V-JEPA 2: Self-Supervised Video Models Enable Understanding, Prediction and Planning

Researchers have developed V-JEPA 2, a self-supervised video model that learns from over 1 million hours of internet video to understand motion, predict future states, and enable robotic planning. The model achieves state-of-the-art performance on video understanding tasks and can control robots for object manipulation without task-specific training.

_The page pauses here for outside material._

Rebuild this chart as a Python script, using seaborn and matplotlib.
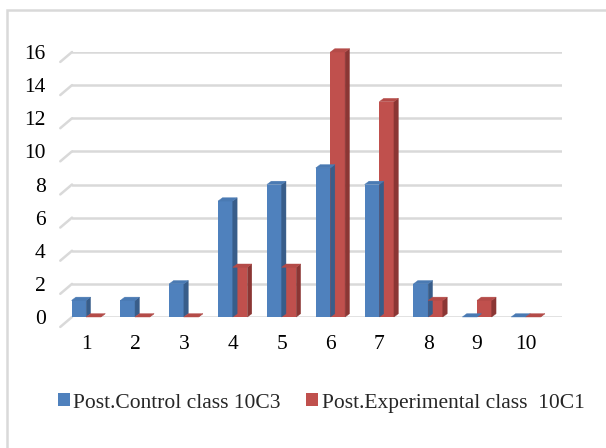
import matplotlib
matplotlib.use("Agg")
import matplotlib.pyplot as plt
import seaborn as sns
import pandas as pd
from matplotlib.patches import Polygon, Rectangle

categories = ["1", "2", "3", "4", "5", "6", "7", "8", "9", "10"]
control = [1, 1, 2, 7, 8, 9, 8, 2, 0, 0]
experimental = [0, 0, 0, 3, 3, 16, 13, 1, 1, 0]
series_names = ["Post.Control class 10C3", "Post.Experimental class  10C1"]
yticks = [0, 2, 4, 6, 8, 10, 12, 14, 16]

front_colors = ["#4F81BD", "#C0504D"]
side_colors = ["#385D8A", "#8B3634"]
top_colors = ["#4A7AB3", "#B44B48"]

df = pd.DataFrame({
    "cat": categories * 2,
    "value": control + experimental,
    "series": [series_names[0]] * len(categories) + [series_names[1]] * len(categories),
})

sns.set_style("white")
plt.rcParams["font.family"] = ["Liberation Serif", "DejaVu Serif"]

fig = plt.figure(figsize=(6.06, 4.48), dpi=100)
ax = fig.add_axes([72 / 606, 1 - 317 / 448, (562 - 72) / 606, (317 - 52) / 448])

sns.barplot(data=df, x="cat", y="value", hue="series", palette=front_colors,
            saturation=1, width=0.6, ax=ax, legend=False, zorder=3)

# 3D-like side and top faces derived from each bar
dx, dy = 0.09, 0.2
n = len(categories)
for i, p in enumerate(ax.patches):
    s = 0 if i < n else 1
    x0, w, h = p.get_x(), p.get_width(), p.get_height()
    p.set_clip_on(False)
    p.set_linewidth(0)
    side = Polygon([(x0 + w, 0), (x0 + w + dx, dy), (x0 + w + dx, h + dy), (x0 + w, h)],
                   closed=True, facecolor=side_colors[s], edgecolor=side_colors[s], lw=0.3,
                   zorder=3, clip_on=False)
    top = Polygon([(x0, h), (x0 + dx, h + dy), (x0 + w + dx, h + dy), (x0 + w, h)],
                  closed=True, facecolor=top_colors[s], edgecolor=top_colors[s], lw=0.3,
                  zorder=3, clip_on=False)
    ax.add_patch(side)
    ax.add_patch(top)

ax.set_xlim(-0.29, 9.74)
ax.set_ylim(0, 16)
ax.set_yticks(yticks)
ax.set_yticklabels([str(t) for t in yticks])
for sp in ax.spines.values():
    sp.set_visible(False)
ax.grid(False)
for t in yticks:
    ax.axhline(t, color="#D9D9D9", lw=1.8, zorder=1)
    ax.plot([-0.53, -0.29], [t - 0.6, t], color="#D9D9D9", lw=1.8, clip_on=False, zorder=1)

ax.tick_params(axis="both", length=0, labelsize=15.5, colors="black")
ax.tick_params(axis="y", pad=19)
ax.tick_params(axis="x", pad=13)
ax.set_xlabel("")
ax.set_ylabel("")

handles = [Rectangle((0, 0), 1, 1, facecolor=c, edgecolor="none") for c in front_colors]
fig.legend(handles, series_names, loc="center", bbox_to_anchor=(0.53, 1 - 403 / 448),
           ncol=2, frameon=False, fontsize=15.5, handlelength=0.55, handleheight=0.55,
           handletextpad=0.15, columnspacing=1.2)

fig.patches.append(Rectangle((7 / 606, -0.1), 1.2, 1 - 10 / 448 + 0.1, transform=fig.transFigure,
                             facecolor="none", edgecolor="#D9D9D9", lw=1.8, zorder=0))

fig.savefig("out.png", dpi=100)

The Challenge of Learning from Observation

Current AI systems struggle to learn about the physical world primarily through observation. Most models require extensive labeled data or task-specific training to perform well. V-JEPA 2 addresses this limitation by combining massive-scale video pre-training with minimal robot interaction data.

How V-JEPA 2 Works

The model uses a joint-embedding-predictive architecture (JEPA) that learns representations without requiring action labels during pre-training. This approach enables the model to understand temporal dynamics and spatial relationships in video data.

Training Process

  1. Pre-training: The model trains on over 1 million hours of internet video and images without action labels
  2. Alignment: Researchers align the model with a large language model for video question-answering
  3. Robot adaptation: A small amount of robot trajectory data (62 hours) adapts the model for planning tasks

Performance Results

V-JEPA 2 demonstrates strong performance across multiple benchmarks:

  • Motion understanding: 77.3% top-1 accuracy on Something-Something v2
  • Action anticipation: 39.7% recall-at-5 on Epic-Kitchens-100 (state-of-the-art)
  • Video question-answering: 84.0% on PerceptionTest, 76.9% on TempCompass

Robotic Applications

The researchers created V-JEPA 2-AC, an action-conditioned version for robotic planning. This model enables zero-shot deployment on Franka robotic arms for pick-and-place tasks using only image goals.

Key Advantages

  • No environment-specific data collection required
  • No task-specific training needed
  • No reward engineering necessary
  • Works across different laboratory environments

Implementation Considerations

When deploying V-JEPA 2 for robotics applications, consider these factors:

  • The model requires minimal robot interaction data for adaptation
  • Zero-shot deployment works for basic manipulation tasks
  • Performance may vary with object types and environmental conditions
  • Integration with existing robotic systems requires careful planning

Next Steps

V-JEPA 2 demonstrates how self-supervised learning from web-scale video data can create versatile world models. Future research should explore expanding the range of robotic tasks, improving sample efficiency, and scaling to more complex environments.

For robotics practitioners, this work suggests that large-scale video pre-training combined with minimal robot data can enable flexible manipulation capabilities without extensive task-specific engineering.